▶ [Goal of the exercise]: Search the listing below for the word "this" and copy each line that holds it.

▶ [Entries shown]:
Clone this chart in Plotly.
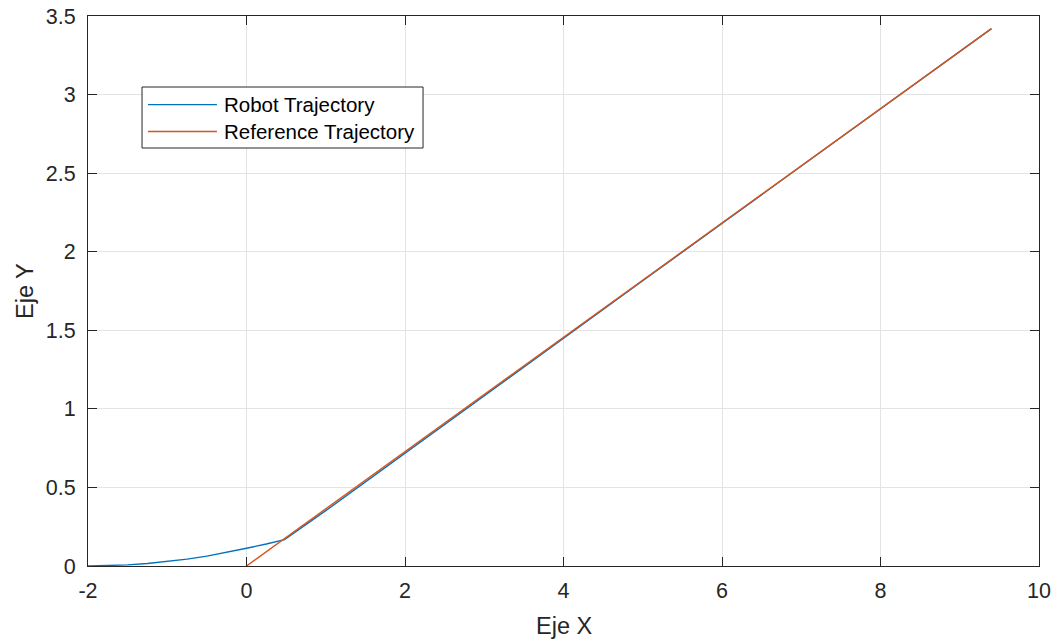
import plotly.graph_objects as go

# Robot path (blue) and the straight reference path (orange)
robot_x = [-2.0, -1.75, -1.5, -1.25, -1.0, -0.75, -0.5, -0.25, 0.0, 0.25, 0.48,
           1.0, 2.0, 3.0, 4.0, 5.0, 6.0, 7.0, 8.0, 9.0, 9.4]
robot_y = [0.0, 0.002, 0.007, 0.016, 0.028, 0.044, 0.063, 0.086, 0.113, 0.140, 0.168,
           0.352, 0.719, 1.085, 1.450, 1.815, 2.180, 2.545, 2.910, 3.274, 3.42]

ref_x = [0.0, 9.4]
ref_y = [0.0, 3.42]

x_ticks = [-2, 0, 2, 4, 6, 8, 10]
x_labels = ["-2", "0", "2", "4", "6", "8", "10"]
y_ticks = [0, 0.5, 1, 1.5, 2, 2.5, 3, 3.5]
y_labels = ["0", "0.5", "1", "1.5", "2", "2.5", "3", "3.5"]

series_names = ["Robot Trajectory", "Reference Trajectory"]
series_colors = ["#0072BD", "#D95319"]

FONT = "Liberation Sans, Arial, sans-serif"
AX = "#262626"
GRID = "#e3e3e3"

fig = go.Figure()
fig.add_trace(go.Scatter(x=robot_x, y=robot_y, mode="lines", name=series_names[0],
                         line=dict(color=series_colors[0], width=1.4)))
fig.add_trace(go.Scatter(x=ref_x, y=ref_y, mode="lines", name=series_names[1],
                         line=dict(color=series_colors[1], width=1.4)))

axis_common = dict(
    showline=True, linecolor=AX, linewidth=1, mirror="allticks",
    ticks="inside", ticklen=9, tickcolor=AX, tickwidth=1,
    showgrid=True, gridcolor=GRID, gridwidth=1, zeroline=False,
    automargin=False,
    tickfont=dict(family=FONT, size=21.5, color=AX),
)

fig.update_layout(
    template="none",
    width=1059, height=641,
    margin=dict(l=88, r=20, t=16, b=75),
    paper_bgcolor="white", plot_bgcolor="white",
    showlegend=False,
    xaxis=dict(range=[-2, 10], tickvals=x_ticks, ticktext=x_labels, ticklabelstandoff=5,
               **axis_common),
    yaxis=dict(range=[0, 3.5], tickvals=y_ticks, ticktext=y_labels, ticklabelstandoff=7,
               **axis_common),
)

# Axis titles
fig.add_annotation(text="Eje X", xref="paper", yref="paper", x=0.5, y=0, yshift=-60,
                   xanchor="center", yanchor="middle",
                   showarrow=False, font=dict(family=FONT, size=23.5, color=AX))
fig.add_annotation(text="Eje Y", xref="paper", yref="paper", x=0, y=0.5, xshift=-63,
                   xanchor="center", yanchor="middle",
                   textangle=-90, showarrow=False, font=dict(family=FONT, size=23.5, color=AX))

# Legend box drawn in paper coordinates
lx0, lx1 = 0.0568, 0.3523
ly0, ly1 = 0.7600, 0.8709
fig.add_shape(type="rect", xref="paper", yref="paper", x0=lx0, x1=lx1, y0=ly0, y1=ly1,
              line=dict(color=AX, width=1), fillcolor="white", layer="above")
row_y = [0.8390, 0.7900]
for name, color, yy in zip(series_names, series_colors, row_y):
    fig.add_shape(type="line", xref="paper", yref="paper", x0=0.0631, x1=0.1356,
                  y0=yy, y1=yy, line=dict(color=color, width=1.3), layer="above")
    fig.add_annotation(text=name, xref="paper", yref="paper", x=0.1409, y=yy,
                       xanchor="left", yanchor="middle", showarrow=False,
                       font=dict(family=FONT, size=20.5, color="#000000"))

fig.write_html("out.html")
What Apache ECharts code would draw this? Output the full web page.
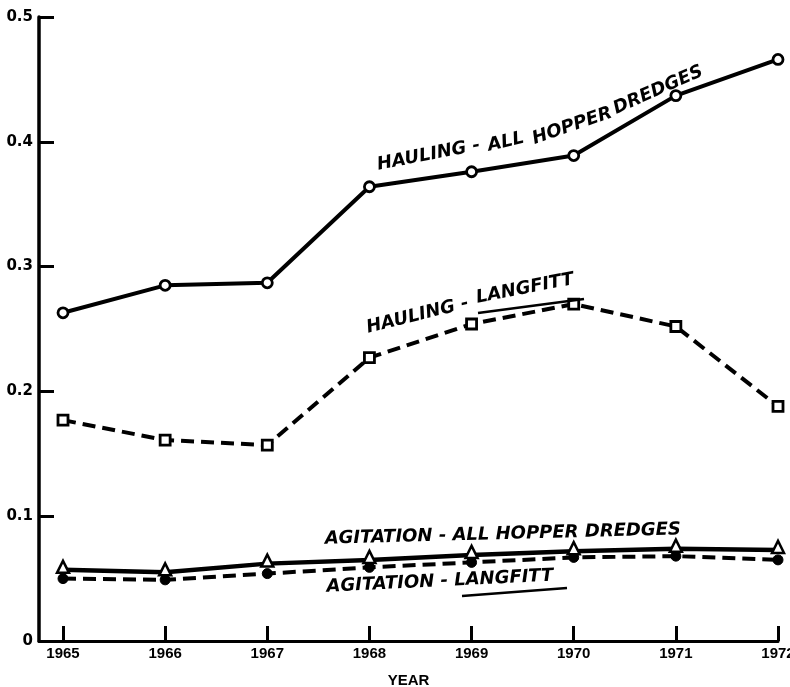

▶ [Task answer]:
Clone this chart in Plotly.
What Apache ECharts code would draw this? Output the full web page.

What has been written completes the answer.